_Direction:_
Gather up the lines that contain "matplotlib".
── Information shown
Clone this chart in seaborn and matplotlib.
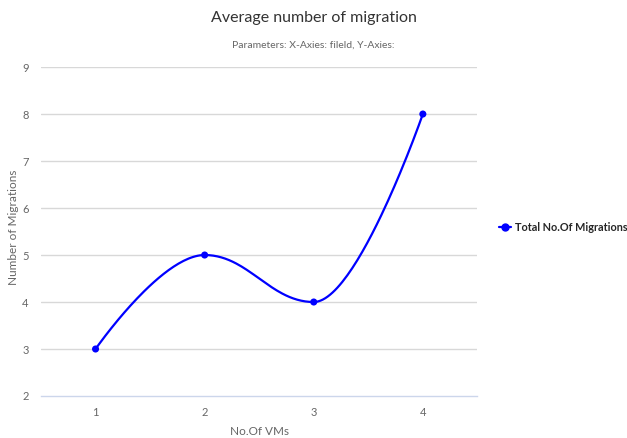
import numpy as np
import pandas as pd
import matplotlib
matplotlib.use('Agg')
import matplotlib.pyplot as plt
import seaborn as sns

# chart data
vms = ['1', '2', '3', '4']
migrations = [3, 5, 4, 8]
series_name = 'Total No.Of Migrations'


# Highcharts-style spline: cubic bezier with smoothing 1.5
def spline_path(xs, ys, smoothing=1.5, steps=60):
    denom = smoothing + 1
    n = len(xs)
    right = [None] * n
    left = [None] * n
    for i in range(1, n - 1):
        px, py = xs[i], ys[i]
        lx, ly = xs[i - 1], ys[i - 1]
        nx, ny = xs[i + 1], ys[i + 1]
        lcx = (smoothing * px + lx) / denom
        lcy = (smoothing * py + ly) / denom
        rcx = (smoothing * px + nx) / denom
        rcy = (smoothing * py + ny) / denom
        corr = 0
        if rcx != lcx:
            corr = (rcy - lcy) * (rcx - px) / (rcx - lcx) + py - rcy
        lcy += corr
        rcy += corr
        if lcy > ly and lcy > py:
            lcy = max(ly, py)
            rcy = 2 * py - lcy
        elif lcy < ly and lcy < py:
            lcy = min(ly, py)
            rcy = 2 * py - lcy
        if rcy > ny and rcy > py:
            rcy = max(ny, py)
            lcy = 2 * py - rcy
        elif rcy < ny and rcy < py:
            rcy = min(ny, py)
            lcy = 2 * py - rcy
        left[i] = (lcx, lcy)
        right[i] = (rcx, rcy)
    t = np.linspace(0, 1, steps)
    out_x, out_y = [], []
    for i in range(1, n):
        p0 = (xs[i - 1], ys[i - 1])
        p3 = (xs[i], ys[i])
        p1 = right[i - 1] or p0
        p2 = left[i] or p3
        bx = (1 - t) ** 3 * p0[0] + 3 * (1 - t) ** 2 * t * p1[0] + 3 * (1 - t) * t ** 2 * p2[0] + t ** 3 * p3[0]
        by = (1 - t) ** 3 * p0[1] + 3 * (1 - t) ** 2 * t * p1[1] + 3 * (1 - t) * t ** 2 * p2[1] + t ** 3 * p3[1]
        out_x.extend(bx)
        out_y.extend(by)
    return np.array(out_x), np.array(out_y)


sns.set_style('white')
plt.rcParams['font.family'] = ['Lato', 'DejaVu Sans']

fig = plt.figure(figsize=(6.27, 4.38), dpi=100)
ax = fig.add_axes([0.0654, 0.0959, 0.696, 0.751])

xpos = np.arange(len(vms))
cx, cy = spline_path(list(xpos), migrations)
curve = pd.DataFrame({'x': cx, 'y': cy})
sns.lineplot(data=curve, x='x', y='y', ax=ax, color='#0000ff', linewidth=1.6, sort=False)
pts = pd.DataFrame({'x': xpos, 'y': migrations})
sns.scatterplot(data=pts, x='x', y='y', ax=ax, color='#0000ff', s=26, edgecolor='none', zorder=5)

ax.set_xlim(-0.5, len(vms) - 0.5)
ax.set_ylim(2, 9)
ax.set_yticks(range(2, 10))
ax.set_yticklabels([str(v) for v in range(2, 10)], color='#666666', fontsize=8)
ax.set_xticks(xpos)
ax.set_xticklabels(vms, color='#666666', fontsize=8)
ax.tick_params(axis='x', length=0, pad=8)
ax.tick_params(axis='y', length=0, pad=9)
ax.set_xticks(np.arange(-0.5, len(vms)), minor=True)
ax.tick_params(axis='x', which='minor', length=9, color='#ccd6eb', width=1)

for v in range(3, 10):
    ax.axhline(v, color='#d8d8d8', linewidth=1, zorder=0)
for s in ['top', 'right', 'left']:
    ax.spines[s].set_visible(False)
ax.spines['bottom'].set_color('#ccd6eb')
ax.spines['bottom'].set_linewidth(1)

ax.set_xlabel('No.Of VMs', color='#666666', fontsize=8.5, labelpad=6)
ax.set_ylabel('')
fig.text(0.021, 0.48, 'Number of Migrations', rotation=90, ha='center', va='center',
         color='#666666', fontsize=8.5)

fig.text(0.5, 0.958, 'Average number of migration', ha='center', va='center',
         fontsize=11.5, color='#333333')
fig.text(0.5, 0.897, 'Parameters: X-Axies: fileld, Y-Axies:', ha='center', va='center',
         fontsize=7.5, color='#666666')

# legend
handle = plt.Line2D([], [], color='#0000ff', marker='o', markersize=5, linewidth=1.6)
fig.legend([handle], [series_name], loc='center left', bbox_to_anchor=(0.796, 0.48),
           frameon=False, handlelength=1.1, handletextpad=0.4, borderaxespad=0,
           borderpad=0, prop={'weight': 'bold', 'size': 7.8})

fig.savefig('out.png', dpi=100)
────
_The solution:_
Clone this chart in seaborn and matplotlib.
import matplotlib
matplotlib.use('Agg')
import matplotlib.pyplot as plt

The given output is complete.